The final steps in a construction process are completed by selecting the best products, with the best look and feel, to meet the needs of the owner. Such is the case in creating a learning healthcare system, which demands the ability to select the best products and functionality to deliver the best patient outcomes. Different departments and healthcare settings, much like physicians, have different needs and requirements. Why be limited to only one selection? More importantly, don’t be forced into “one size fits all” in the selection of applications. Give HDO users the flexibility to select the applications that best suit their workflow and objectives. For example, a radiology-centric viewer will not work very efficiently for wound care or treatment planning.

When connecting the building to the outside world, each location typically has its own utility providers that are part of a grid. The same is true for a learning healthcare system, where existing healthcare information exchanges (HIEs) are the on-ramps. The HIE and image or content exchange, which are typically not profitable today, are expected to evolve into much more in the future. Difficulties often arise when seeking cooperation among different, unaffiliated organizations for patient informational access. Vendors, of course, find it difficult to build any product today around something that is not profitable, not to mention being a very difficult sell to HDO executive teams.
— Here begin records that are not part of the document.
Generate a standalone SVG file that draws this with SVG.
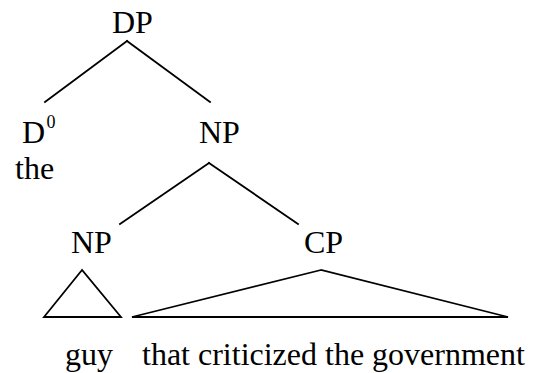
<svg xmlns="http://www.w3.org/2000/svg" width="535" height="373" viewBox="0 0 535 373">
<style>
text{font-family:"Liberation Serif","Times New Roman",serif;font-size:32px;fill:#000}
.sup{font-size:18px}
.e{stroke:#000;stroke-width:1.8;fill:none;stroke-linecap:square}
</style>
<rect width="535" height="373" fill="#fff"/>
<g id="connectors">
<line class="e" x1="127" y1="41" x2="45" y2="102"/>
<line class="e" x1="127" y1="41" x2="210" y2="102"/>
<line class="e" x1="209" y1="163" x2="120" y2="224"/>
<line class="e" x1="209" y1="163" x2="298" y2="224"/>
<polygon class="e" points="82,270 44,317 121,317" stroke-linejoin="miter"/>
<polygon class="e" points="321,270 132,317 508,317" stroke-linejoin="miter"/>
</g>
<g id="DP"><text x="112" y="33">DP</text></g>
<g id="D0"><text x="22" y="143">D</text><text class="sup" x="46.5" y="128">0</text></g>
<g id="the"><text x="15" y="179">the</text></g>
<g id="NP1"><text x="199" y="143">NP</text></g>
<g id="NP2"><text x="71" y="253">NP</text></g>
<g id="CP"><text x="304" y="253">CP</text></g>
<g id="guy"><text x="65" y="365">guy</text></g>
<g id="cptext"><text x="142" y="365">that criticized the government</text></g>
</svg>
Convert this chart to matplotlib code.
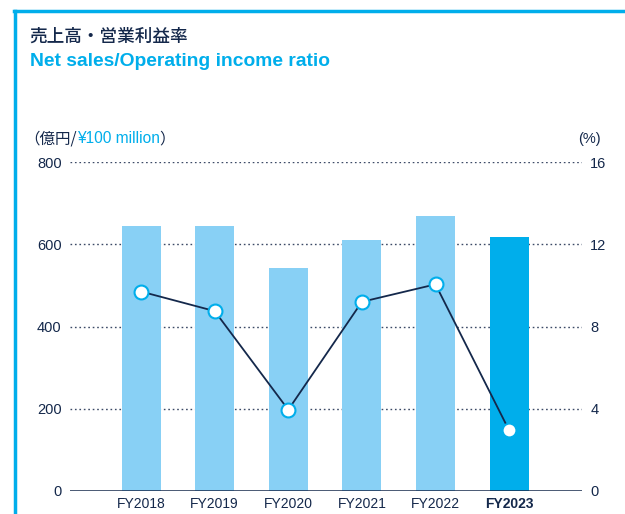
import matplotlib

matplotlib.use("Agg")
import matplotlib.pyplot as plt
from matplotlib.lines import Line2D

plt.rcParams['font.family'] = ['Liberation Sans', 'Noto Sans CJK JP', 'DejaVu Sans']

# data
years = ["FY2018", "FY2019", "FY2020", "FY2021", "FY2022", "FY2023"]
net_sales = [644, 644, 542, 610, 669, 618]
op_ratio = [9.7, 8.75, 3.95, 9.2, 10.05, 2.95]
left_ticks = [0, 200, 400, 600, 800]
right_ticks = [0, 4, 8, 12, 16]

navy = "#14284b"
blue = "#00aeeb"
light = "#88d0f5"

fig = plt.figure(figsize=(6.25, 5.14), dpi=100)
W, H = 625, 514

# frame lines (top and left)
fig.add_artist(Line2D([14 / W, 1], [1 - 11 / H, 1 - 11 / H], color=blue, lw=2.5))
fig.add_artist(Line2D([15 / W, 15 / W], [0, 1 - 11 / H], color=blue, lw=2.5))

# titles
fig.text(29 / W, 1 - 37 / H, "売上高・営業利益率", color=navy, fontsize=12.7,
         family=['Noto Sans CJK JP'], va="center", weight="medium")
fig.text(30 / W, 1 - 61 / H, "Net sales/Operating income ratio", color=blue,
         fontsize=13.9, weight="bold", va="center")

# axes
ax = fig.add_axes([70 / W, 1 - 491 / H, 512 / W, 329 / H])
x = list(range(len(years)))
colors = [light] * (len(years) - 1) + [blue]
ax.bar(x, net_sales, width=0.53, color=colors, zorder=2)
ax.set_ylim(0, 800)
ax.set_xlim(-0.965, 5.99)
ax.set_yticks(left_ticks)
for t in left_ticks[1:]:
    ax.axhline(t, color="#3c4a66", lw=1, ls=(0, (1.2, 2)), zorder=1)
ax.axhline(0, color=navy, lw=1.8, zorder=3)

for s in ax.spines.values():
    s.set_visible(False)
ax.tick_params(length=0, labelsize=10.5, colors=navy, pad=6)
ax.set_xticks(x)
ax.set_xticklabels(years)
ax.get_xticklabels()[-1].set_fontweight("bold")
ax.tick_params(axis="x", labelsize=10, pad=4)

ax2 = ax.twinx()
ax2.set_ylim(0, 16)
ax2.set_yticks(right_ticks)
for s in ax2.spines.values():
    s.set_visible(False)
ax2.tick_params(length=0, labelsize=10.5, colors=navy, pad=6)
ax2.plot(x, op_ratio, color=navy, lw=1.3, marker="o", markersize=10,
         markerfacecolor="white", markeredgecolor=blue, markeredgewidth=1.5, zorder=4)

# unit labels, chained one after another
fig.canvas.draw()
r = fig.canvas.get_renderer()
xpos = 24
for s, c, fam in [("（億円/", navy, ['Noto Sans CJK JP']),
                  ("¥100 million", blue, ['Liberation Sans']),
                  ("）", navy, ['Noto Sans CJK JP'])]:
    t = fig.text(xpos / W, 1 - 139 / H, s, color=c, fontsize=11.2, va="center", family=fam)
    xpos = t.get_window_extent(r).x1
fig.text(601 / W, 1 - 139 / H, "(%)", color=navy, fontsize=10.5, va="center", ha="right")

fig.savefig("out.png", dpi=100)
Tomorrow’s HIE technology inside the learning healthcare system, however, will not only be a necessity but will be integral in making sure image and content exchange is included in the VNA as an embedded feature. Sharing patient content across the private sector, HIEs and government organizations will become commonplace within the next decade, all driven by patient outcomes.

But, more importantly, the business and legal perspective. The VNA selected should support an HIE inherently. An image/content exchange is a mandatory requirement of a VNA and is the basis of a learning healthcare system for moving released content in a secure manner. It is also critical that an image/content exchange within a learning healthcare system provide the business process and verification steps, including automation of steps that include BAA approval and appropriate patient release form access and approval.
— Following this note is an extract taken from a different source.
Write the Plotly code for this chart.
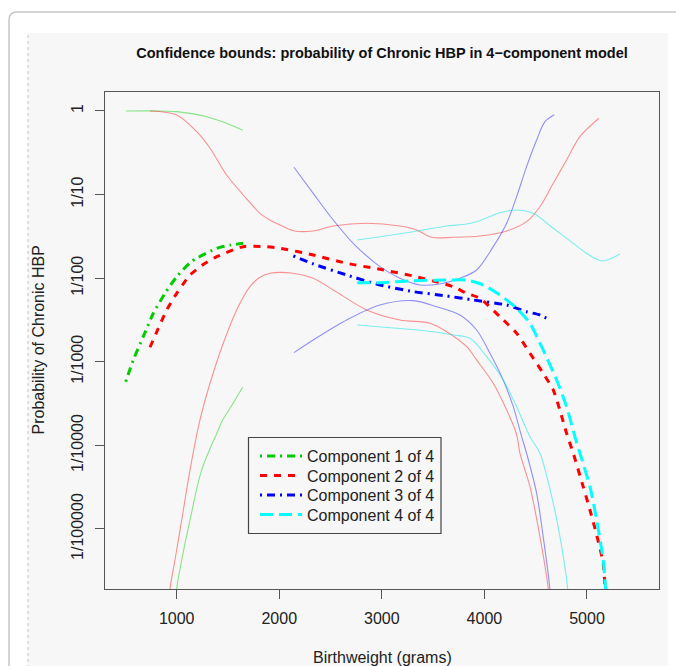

The data demands of a learning healthcare system will far exceed anything an HDO has seen to date. Typically, the sizing of a VNA is done by traffic volumes requested by concurrent users, or study volumes. However, the oncoming big data analytics applications (a necessity inside a learning healthcare system) will far exceed any current traffic volumes requested by humans. A learning healthcare system will be in a continuous mode of finding, aggregating, and coercing information relevant to the patient in context. This is also a necessity to building out the patient record.

Once found, the information is persisted in the learning healthcare system whereby the analytics and other applications, including natural language processing (NLP), will access the information. NLP will give the data better context and perception around the patient, allowing the healthcare worker to have better informational access and decision processing through new clinical support applications. Support for these demanding applications will require an infrastructure that can scale on-demand, both horizontally and vertically. These applications will leverage your VNA for more than just “basement storage,” where content becomes cluttered and inefficient while never being used again.
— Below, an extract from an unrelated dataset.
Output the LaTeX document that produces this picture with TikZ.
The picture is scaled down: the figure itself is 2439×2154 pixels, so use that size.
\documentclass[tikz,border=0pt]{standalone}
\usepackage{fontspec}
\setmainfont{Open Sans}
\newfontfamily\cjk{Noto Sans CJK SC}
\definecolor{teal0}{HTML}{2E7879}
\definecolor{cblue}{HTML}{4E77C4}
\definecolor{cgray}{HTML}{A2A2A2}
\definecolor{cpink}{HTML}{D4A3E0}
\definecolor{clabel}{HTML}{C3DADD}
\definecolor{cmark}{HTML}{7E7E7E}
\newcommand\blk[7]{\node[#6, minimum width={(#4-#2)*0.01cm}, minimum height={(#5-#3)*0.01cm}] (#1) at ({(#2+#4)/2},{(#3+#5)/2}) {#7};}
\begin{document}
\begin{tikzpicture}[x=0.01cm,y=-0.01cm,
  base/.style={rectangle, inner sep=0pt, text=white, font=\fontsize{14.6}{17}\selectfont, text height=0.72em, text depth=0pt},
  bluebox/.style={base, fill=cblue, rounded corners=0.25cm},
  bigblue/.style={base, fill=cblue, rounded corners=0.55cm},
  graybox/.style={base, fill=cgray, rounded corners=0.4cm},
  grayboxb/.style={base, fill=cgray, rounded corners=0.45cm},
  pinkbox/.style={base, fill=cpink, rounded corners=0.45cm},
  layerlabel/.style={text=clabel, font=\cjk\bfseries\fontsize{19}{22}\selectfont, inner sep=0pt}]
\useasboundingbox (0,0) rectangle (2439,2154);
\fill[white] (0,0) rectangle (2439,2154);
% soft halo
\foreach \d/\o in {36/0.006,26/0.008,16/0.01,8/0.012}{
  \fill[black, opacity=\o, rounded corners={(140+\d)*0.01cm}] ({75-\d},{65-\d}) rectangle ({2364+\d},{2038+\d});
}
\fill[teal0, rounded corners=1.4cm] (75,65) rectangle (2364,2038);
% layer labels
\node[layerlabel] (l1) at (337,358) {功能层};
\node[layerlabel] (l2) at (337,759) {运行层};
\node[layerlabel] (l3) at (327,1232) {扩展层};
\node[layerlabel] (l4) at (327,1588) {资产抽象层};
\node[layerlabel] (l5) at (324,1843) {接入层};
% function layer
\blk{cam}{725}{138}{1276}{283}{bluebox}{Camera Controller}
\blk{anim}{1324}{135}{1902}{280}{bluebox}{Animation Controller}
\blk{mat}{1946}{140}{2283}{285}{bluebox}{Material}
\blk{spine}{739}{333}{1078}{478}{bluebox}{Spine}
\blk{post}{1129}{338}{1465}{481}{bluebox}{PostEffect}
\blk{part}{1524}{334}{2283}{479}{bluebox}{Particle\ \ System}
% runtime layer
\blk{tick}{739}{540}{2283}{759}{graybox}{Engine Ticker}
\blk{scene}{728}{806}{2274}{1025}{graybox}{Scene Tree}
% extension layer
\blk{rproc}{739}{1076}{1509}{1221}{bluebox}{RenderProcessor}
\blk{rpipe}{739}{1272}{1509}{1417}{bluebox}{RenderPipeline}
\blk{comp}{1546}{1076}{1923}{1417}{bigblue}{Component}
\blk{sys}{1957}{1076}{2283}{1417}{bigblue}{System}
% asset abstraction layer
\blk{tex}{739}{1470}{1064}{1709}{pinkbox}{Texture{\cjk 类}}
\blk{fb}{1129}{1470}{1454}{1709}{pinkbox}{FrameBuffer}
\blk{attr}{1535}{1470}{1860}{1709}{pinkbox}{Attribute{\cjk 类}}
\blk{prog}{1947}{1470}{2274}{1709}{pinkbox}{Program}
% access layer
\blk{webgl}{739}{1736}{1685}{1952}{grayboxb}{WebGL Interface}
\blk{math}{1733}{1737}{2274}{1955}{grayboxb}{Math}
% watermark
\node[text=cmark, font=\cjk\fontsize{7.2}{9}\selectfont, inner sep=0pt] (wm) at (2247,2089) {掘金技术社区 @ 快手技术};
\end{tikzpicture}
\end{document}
The learning healthcare system will be an integral part of improving the way the healthcare ecosystem works and how patients, providers, and payers interact within that ecosystem. Achieving the complete vision of the learning healthcare system will be a gradual process and lessons will be learned throughout the journey. There are important actions we can initiate today, however, to begin building the necessary foundation for this vision. VNA technology is the foundational cornerstone mature enough to begin solving some of the greatest challenges and to remove some of the obstacles to a fully interoperable healthcare system.

Larry Sitka is principal solution architect with Lexmark Healthcare of Lexington, KY.